I’m a chronic worrier. Since I was a little tot, playing sports on the playground, even in the game of tag, I remember worrying if and when I would be picked for a team. It was not good enough to be picked second or third. If I was not chosen first, I worried. My struggle with acne as a teen in high school was, according to a dermatologist, directly related to the stress I carried.
As a father of seven, husband of one, and pastor of a growing church we planted a little over a year ago, I carry on my shoulders many responsibilities. I am naturally gifted at worrying about these many concerns. If there were a spiritual gift of worrier, I would have to say that I’m anointed with the gift. I could do seminars on how to worry. I guess one could say I’m a wholehearted worrier. I worry with all of my heart, all of my mind, and all of my strength.
But you know what’s exciting? Over the past two years, I’m on a journey out of the ravine of worry. I’m hiking out of the valley of anxiety into the sun-bathed switchbacks of peace. I’m discovering daily how to walk toward the mountaintops of wholehearted living. It’s risky, difficult, and full of setbacks.
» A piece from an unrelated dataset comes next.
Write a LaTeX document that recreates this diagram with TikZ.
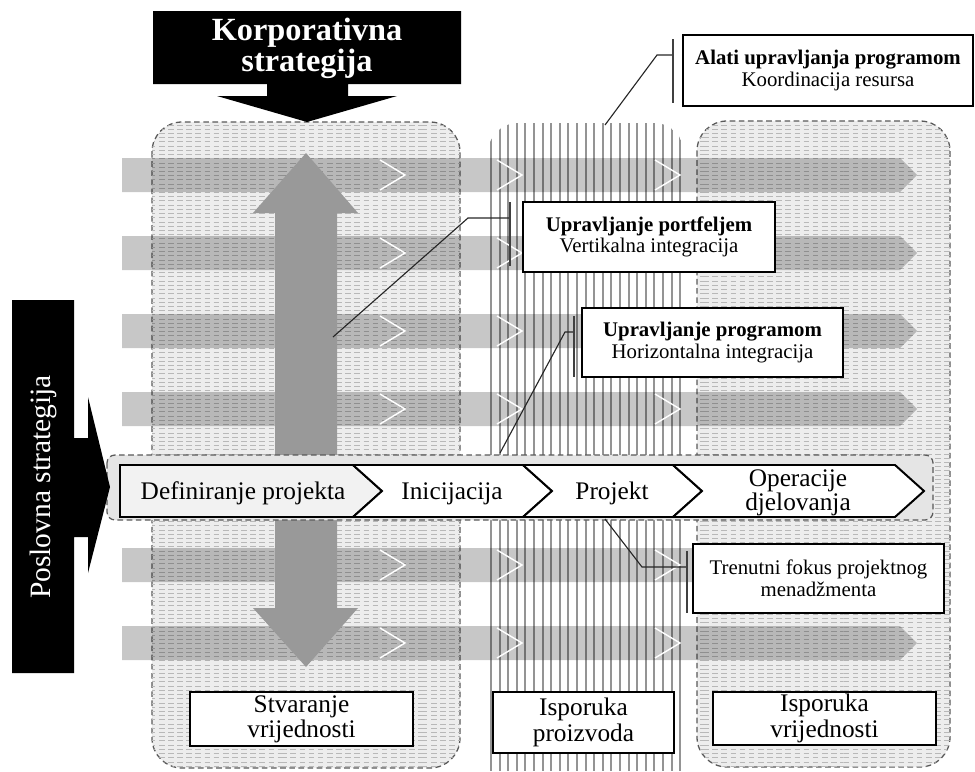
\documentclass[tikz,border=0pt]{standalone}
\usepackage{fontspec}
\setmainfont{Liberation Serif}
\usetikzlibrary{patterns}

\begin{document}
\begin{tikzpicture}[x=0.025cm,y=-0.025cm,
    colbox/.style={draw=black!65,dash pattern=on 4pt off 2.5pt,line width=0.9pt,
      rounded corners=0.75cm,fill=black!7,postaction={pattern=horizontal lines,pattern color=black!28}},
    band/.style={fill=black,fill opacity=0.22},
    chev/.style={draw,line width=1.4pt,fill=white},
    chevtext/.style={font=\fontsize{18}{16.5}\selectfont,align=center,anchor=base},
    callbox/.style={draw,line width=1.4pt,fill=white,align=center,inner sep=0pt,
      font=\fontsize{14.8}{15.5}\selectfont},
    labelbox/.style={draw,line width=1.4pt,fill=white,align=center,inner sep=0pt,
      font=\fontsize{18}{18}\selectfont},
    lead/.style={draw=black!85,line width=0.8pt},
    bar/.style={draw=black!75,line width=1.2pt}]

\useasboundingbox (0,0) rectangle (975,771);

\path[colbox] (152,122) rectangle (460,768);
\path[colbox] (697,121) rectangle (950,767);
\begin{scope}
\clip[rounded corners=0.75cm] (488,123) rectangle (684,800);
\foreach \x in {491,499.6,...,682} \draw[black!42,line width=1.5pt] (\x,120) -- (\x,771);
\end{scope}

\foreach \y in {175,253,331,409,565,643} {
  \fill[band] (122,\y-17) -- (900,\y-17) -- (917,\y) -- (900,\y+17) -- (122,\y+17) -- cycle;
  \foreach \c in {405,522,680}
    \draw[white,line width=1pt] (\c-25,\y-15) -- (\c,\y) -- (\c-25,\y+15);
}

\fill[black!40] (306,153) -- (358,213) -- (337,213) -- (337,608) -- (358,608) -- (306,667)
  -- (253,608) -- (275,608) -- (275,213) -- (253,213) -- cycle;

\path[draw=black!65,dash pattern=on 4pt off 2.5pt,line width=0.9pt,rounded corners=0.2cm,
  fill=black!10] (107,455) rectangle (933,520);
\draw[chev,fill=black!5] (120,465) -- (353,465) -- (382,491) -- (353,517) -- (120,517) -- cycle;
\foreach \a/\b in {353/523,523/673,673/895}
  \draw[chev] (\a,465) -- (\b,465) -- (\b+29,491) -- (\b,517) -- (\a,517) -- (\a+29,491) -- cycle;

\node[chevtext] (defin) at (243,499) {Definiranje projekta};
\node[chevtext] (inic) at (452,499) {Inicijacija};
\node[chevtext] (proj) at (612,499) {Projekt};
\node[chevtext] (oper) at (798,510) {Operacije\\djelovanja};

\fill (153,11) -- (461,11) -- (461,84) -- (348,84) -- (348,96) -- (397,96) -- (307,122)
  -- (217,96) -- (267,96) -- (267,84) -- (153,84) -- cycle;
\node[text=white,align=center,font=\bfseries\fontsize{23}{22}\selectfont] (korp) at (307,48)
  {Korporativna\\strategija};
\fill (12,300) -- (74,300) -- (74,438) -- (88,438) -- (88,397) -- (110,487) -- (88,573)
  -- (88,537) -- (74,537) -- (74,673) -- (12,673) -- cycle;
\node[text=white,rotate=90,font=\fontsize{21}{21}\selectfont] (posl) at (43,487) {Poslovna strategija};

\node[callbox,minimum width=7.25cm,minimum height=1.775cm] (alati) at (828,70.5)
  {\textbf{Alati upravljanja programom}\\Koordinacija resursa};
\node[callbox,minimum width=6.3cm,minimum height=1.75cm] (portf) at (649,237)
  {\textbf{Upravljanje portfeljem}\\Vertikalna integracija};
\node[callbox,minimum width=6.525cm,minimum height=1.725cm] (progr) at (712.5,342.5)
  {\textbf{Upravljanje programom}\\Horizontalna integracija};
\node[callbox,minimum width=6.275cm,minimum height=1.725cm] (fokus) at (818.5,578.5)
  {Trenutni fokus projektnog\\menadžmenta};

\coordinate (alatiA) at (605,125);
\coordinate (portfA) at (333,337);
\coordinate (progrA) at (500,453);
\coordinate (fokusA) at (605,519);

\draw[lead] (alatiA) -- (657,55) -- ([shift={(-9,-15.5)}]alati.west);
\draw[bar] ([shift={(-9,5)}]alati.north west) -- ([shift={(-9,-4)}]alati.south west);
\draw[lead] (portfA) -- (468,218) -- ([shift={(-12,-19)}]portf.west);
\draw[bar] ([shift={(-12,1)}]portf.north west) -- ([shift={(-12,-7)}]portf.south west);
\draw[lead] (progrA) -- (565,332) -- ([shift={(-7,-10.5)}]progr.west);
\draw[bar] ([shift={(-7,9)}]progr.north west) -- ([shift={(-7,-1)}]progr.south west);
\draw[lead] (fokusA) -- (642,567) -- ([shift={(-5,-11.5)}]fokus.west);
\draw[bar] ([shift={(-5,8)}]fokus.north west) -- ([shift={(-5,-1)}]fokus.south west);

\node[labelbox,minimum width=5.575cm,minimum height=1.35cm] (stvar) at (301.5,719)
  {Stvaranje\\vrijednosti};
\node[labelbox,minimum width=4.525cm,minimum height=1.525cm] (ispProiz) at (583.5,722.5)
  {Isporuka\\proizvoda};
\node[labelbox,minimum width=5.575cm,minimum height=1.325cm] (ispVrij) at (824.5,718.5)
  {Isporuka\\vrijednosti};

\end{tikzpicture}
\end{document}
To walk this journey is to be curious about our emotions and desires. When we become curious, asking questions about why we do what we do, why we think the way we think, why we have certain emotions in certain circumstances, is the beginning to freedom. Without curiosity, we are unable to change. But curiosity makes us vulnerable and vulnerability is risky. It takes courage to be curious. It takes courage to walk out of the valley of worry.